Just thought you might want to see some sweet landscaping I stumbled on.

http://www.oldslotracer.com/Ernst.html

http://www.oldslotracer.com/RonB.html


This is a "Cheaters Track", looks like fun though...

http://www.oldslotracer.com/Downstairs.html


----------



## stew22 (Jun 3, 2005)

:roll: *Freakin SWEET !!!! * wish i had that kinda space to attemp to do something like that. thats just an awsome setup


----------



## roadrner (Jul 21, 1999)

Love those layouts that don't care about lane spacing and/or crossing. Would be nice if our major manufacturers would think about how cars take a line into a curve and apply it to their track. Mix up a series of straights that the lines creep in and out and if you're not watching!  I'm sure marshalling will take a new perspective. Looks great! :thumbsup: rr


----------



## AfxToo (Aug 29, 2003)

-----


----------



## Slott V (Feb 3, 2005)

Here's some cool ideas for the rallye guys...(scroll down to the log bridge)

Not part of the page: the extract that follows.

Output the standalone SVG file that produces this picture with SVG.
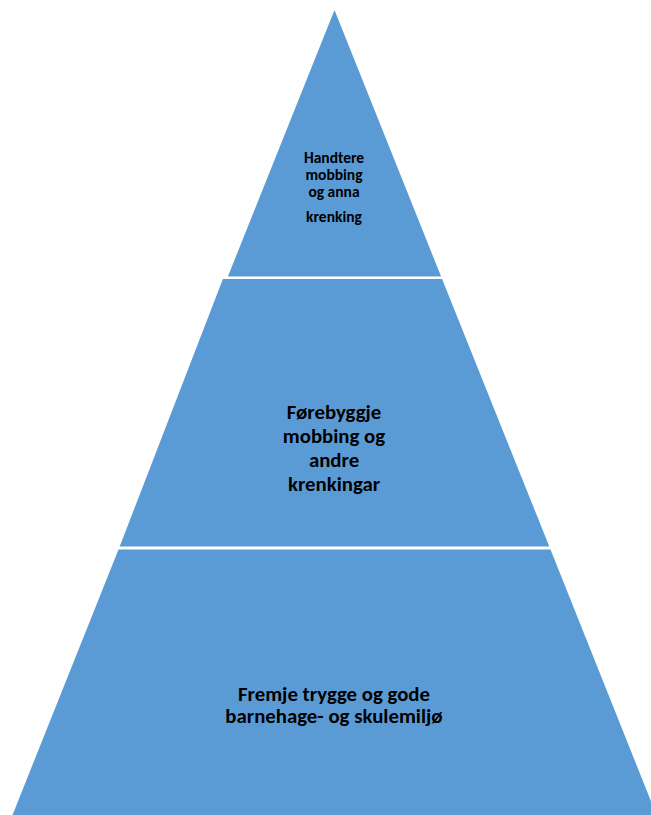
<svg xmlns="http://www.w3.org/2000/svg" width="651" height="815" viewBox="0 0 651 815">
<style>
.tier{fill:#5B9BD5;stroke:none}
.lbl{font-family:Carlito,Calibri,Lato,"Liberation Sans",sans-serif;font-weight:bold;fill:#000;text-anchor:middle}
.s{font-size:15.5px}
.m{font-size:20.8px}
</style>
<rect width="651" height="815" fill="#fff"/>
<g id="tier-top">
<polygon class="tier" points="334.5,10 441.1,276.5 227.9,276.5"/>
<text class="lbl s" x="334" y="163">Handtere</text>
<text class="lbl s" x="334" y="180">mobbing</text>
<text class="lbl s" x="334" y="197">og anna</text>
<text class="lbl s" x="334" y="222">krenking</text>
</g>
<g id="tier-middle">
<polygon class="tier" points="222.9,279 442.1,279 549.3,546.5 119.7,546.5"/>
<text class="lbl m" x="334" y="419">Førebyggje</text>
<text class="lbl m" x="334" y="443">mobbing og</text>
<text class="lbl m" x="334" y="467">andre</text>
<text class="lbl m" x="334" y="491">krenkingar</text>
</g>
<g id="tier-bottom">
<polygon class="tier" points="118.5,549.5 550.5,549.5 656.5,815 12.5,815"/>
<text class="lbl m" x="334" y="701">Fremje trygge og gode</text>
<text class="lbl m" x="334" y="723">barnehage- og skulemiljø</text>
</g>
<g id="connectors"/>
</svg>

http://www.oldslotracer.com/Jose2.html

There are some really innovative tracks on that site. This one incoporates a digital train system to allow two cars to run on the same rails. The turnstyle is wild!

http://www.oldslotracer.com/PaulK.html


----------



## dlw (Aug 17, 1999)

*Tight Quarters Racing*

The squeeze areas are cool, but the way HO pickups are positioned (except for the old Matchbox Speedtrack brand), you'd run into big-time short circut problems. Tomy has something close to those squeeze sections with the drift-action curve, but that doesn't have rails, just slots to guide cars through. 

But as stated before, imagine the pile-ups they've had on that track...I hope there's a 1/32 ambulance on the ready.


----------